Source data:
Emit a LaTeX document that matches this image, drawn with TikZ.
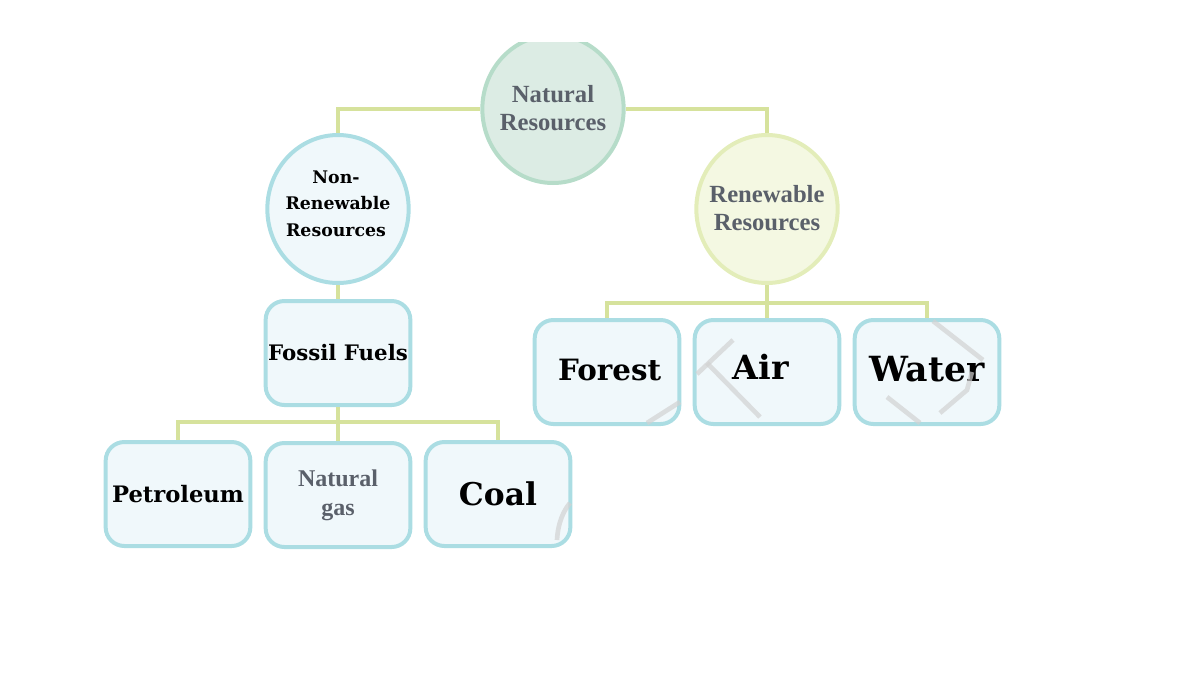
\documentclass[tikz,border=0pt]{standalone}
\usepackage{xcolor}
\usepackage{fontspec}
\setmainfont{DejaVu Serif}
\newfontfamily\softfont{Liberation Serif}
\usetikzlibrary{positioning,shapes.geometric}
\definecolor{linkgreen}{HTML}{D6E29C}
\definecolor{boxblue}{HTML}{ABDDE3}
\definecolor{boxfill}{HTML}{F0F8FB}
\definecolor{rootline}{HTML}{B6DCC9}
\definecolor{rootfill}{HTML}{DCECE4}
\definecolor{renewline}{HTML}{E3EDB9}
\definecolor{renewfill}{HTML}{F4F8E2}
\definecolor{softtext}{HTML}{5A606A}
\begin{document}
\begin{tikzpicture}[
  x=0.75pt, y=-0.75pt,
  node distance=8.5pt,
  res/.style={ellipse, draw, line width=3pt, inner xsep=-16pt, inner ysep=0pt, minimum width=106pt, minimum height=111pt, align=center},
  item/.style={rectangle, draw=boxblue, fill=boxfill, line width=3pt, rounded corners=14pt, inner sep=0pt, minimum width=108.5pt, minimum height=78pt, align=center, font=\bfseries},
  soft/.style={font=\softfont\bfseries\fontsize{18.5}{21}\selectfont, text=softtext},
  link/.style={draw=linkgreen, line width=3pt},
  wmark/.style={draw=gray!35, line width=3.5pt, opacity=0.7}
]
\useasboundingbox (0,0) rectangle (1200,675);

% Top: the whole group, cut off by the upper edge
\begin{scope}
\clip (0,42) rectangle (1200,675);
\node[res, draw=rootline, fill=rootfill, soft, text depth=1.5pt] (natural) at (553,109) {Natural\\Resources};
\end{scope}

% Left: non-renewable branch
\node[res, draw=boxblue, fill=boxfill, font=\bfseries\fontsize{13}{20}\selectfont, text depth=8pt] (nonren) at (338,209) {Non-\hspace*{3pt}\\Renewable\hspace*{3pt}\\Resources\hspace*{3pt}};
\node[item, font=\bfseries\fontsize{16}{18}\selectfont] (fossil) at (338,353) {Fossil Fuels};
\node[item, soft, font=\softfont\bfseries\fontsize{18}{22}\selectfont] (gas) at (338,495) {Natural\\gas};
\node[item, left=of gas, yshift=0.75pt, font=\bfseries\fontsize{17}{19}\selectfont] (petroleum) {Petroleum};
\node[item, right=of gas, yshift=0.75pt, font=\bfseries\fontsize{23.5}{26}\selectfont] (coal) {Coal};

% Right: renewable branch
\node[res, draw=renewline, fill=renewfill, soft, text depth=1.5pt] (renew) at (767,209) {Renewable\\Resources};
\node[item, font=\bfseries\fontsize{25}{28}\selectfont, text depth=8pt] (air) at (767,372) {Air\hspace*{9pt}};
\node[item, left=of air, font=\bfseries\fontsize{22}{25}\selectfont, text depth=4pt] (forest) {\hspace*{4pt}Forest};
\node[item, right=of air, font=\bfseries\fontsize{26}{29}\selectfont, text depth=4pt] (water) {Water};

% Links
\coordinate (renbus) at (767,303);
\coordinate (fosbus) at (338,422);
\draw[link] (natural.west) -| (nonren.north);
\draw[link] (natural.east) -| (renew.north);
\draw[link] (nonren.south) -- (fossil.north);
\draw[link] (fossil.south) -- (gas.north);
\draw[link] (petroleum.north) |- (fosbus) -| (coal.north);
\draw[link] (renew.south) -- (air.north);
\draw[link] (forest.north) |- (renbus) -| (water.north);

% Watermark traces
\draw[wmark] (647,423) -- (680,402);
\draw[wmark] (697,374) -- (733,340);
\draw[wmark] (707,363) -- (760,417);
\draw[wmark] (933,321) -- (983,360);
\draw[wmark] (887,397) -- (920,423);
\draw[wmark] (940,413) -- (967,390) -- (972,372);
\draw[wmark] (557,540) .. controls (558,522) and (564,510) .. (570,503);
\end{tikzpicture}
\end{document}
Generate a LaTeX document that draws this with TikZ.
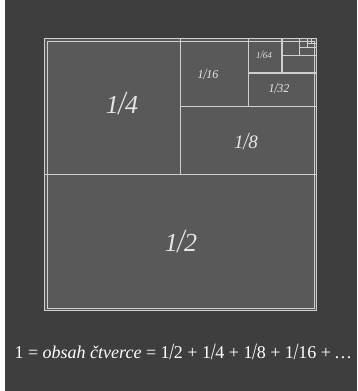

__Instructions for the task__. Reproduce the entries above without change, omitting all pictures.

__Problem solution__.
Emit a LaTeX document that matches this image, drawn with TikZ.
\documentclass[tikz,border=0pt]{standalone}
\usepackage{xcolor}
\usepackage{fontspec}
\setmainfont{DejaVu Serif}
\newfontfamily\softfont{Liberation Serif}
\usetikzlibrary{positioning,shapes.geometric}
\definecolor{linkgreen}{HTML}{D6E29C}
\definecolor{boxblue}{HTML}{ABDDE3}
\definecolor{boxfill}{HTML}{F0F8FB}
\definecolor{rootline}{HTML}{B6DCC9}
\definecolor{rootfill}{HTML}{DCECE4}
\definecolor{renewline}{HTML}{E3EDB9}
\definecolor{renewfill}{HTML}{F4F8E2}
\definecolor{softtext}{HTML}{5A606A}
\begin{document}
\begin{tikzpicture}[
  x=0.75pt, y=-0.75pt,
  node distance=8.5pt,
  res/.style={ellipse, draw, line width=3pt, inner xsep=-16pt, inner ysep=0pt, minimum width=106pt, minimum height=111pt, align=center},
  item/.style={rectangle, draw=boxblue, fill=boxfill, line width=3pt, rounded corners=14pt, inner sep=0pt, minimum width=108.5pt, minimum height=78pt, align=center, font=\bfseries},
  soft/.style={font=\softfont\bfseries\fontsize{18.5}{21}\selectfont, text=softtext},
  link/.style={draw=linkgreen, line width=3pt},
  wmark/.style={draw=gray!35, line width=3.5pt, opacity=0.7}
]
\useasboundingbox (0,0) rectangle (1200,675);

% Top: the whole group, cut off by the upper edge
\begin{scope}
\clip (0,42) rectangle (1200,675);
\node[res, draw=rootline, fill=rootfill, soft, text depth=1.5pt] (natural) at (553,109) {Natural\\Resources};
\end{scope}

% Left: non-renewable branch
\node[res, draw=boxblue, fill=boxfill, font=\bfseries\fontsize{13}{20}\selectfont, text depth=8pt] (nonren) at (338,209) {Non-\hspace*{3pt}\\Renewable\hspace*{3pt}\\Resources\hspace*{3pt}};
\node[item, font=\bfseries\fontsize{16}{18}\selectfont] (fossil) at (338,353) {Fossil Fuels};
\node[item, soft, font=\softfont\bfseries\fontsize{18}{22}\selectfont] (gas) at (338,495) {Natural\\gas};
\node[item, left=of gas, yshift=0.75pt, font=\bfseries\fontsize{17}{19}\selectfont] (petroleum) {Petroleum};
\node[item, right=of gas, yshift=0.75pt, font=\bfseries\fontsize{23.5}{26}\selectfont] (coal) {Coal};

% Right: renewable branch
\node[res, draw=renewline, fill=renewfill, soft, text depth=1.5pt] (renew) at (767,209) {Renewable\\Resources};
\node[item, font=\bfseries\fontsize{25}{28}\selectfont, text depth=8pt] (air) at (767,372) {Air\hspace*{9pt}};
\node[item, left=of air, font=\bfseries\fontsize{22}{25}\selectfont, text depth=4pt] (forest) {\hspace*{4pt}Forest};
\node[item, right=of air, font=\bfseries\fontsize{26}{29}\selectfont, text depth=4pt] (water) {Water};

% Links
\coordinate (renbus) at (767,303);
\coordinate (fosbus) at (338,422);
\draw[link] (natural.west) -| (nonren.north);
\draw[link] (natural.east) -| (renew.north);
\draw[link] (nonren.south) -- (fossil.north);
\draw[link] (fossil.south) -- (gas.north);
\draw[link] (petroleum.north) |- (fosbus) -| (coal.north);
\draw[link] (renew.south) -- (air.north);
\draw[link] (forest.north) |- (renbus) -| (water.north);

% Watermark traces
\draw[wmark] (647,423) -- (680,402);
\draw[wmark] (697,374) -- (733,340);
\draw[wmark] (707,363) -- (760,417);
\draw[wmark] (933,321) -- (983,360);
\draw[wmark] (887,397) -- (920,423);
\draw[wmark] (940,413) -- (967,390) -- (972,372);
\draw[wmark] (557,540) .. controls (558,522) and (564,510) .. (570,503);
\end{tikzpicture}
\end{document}
Generate a LaTeX document that draws this with TikZ.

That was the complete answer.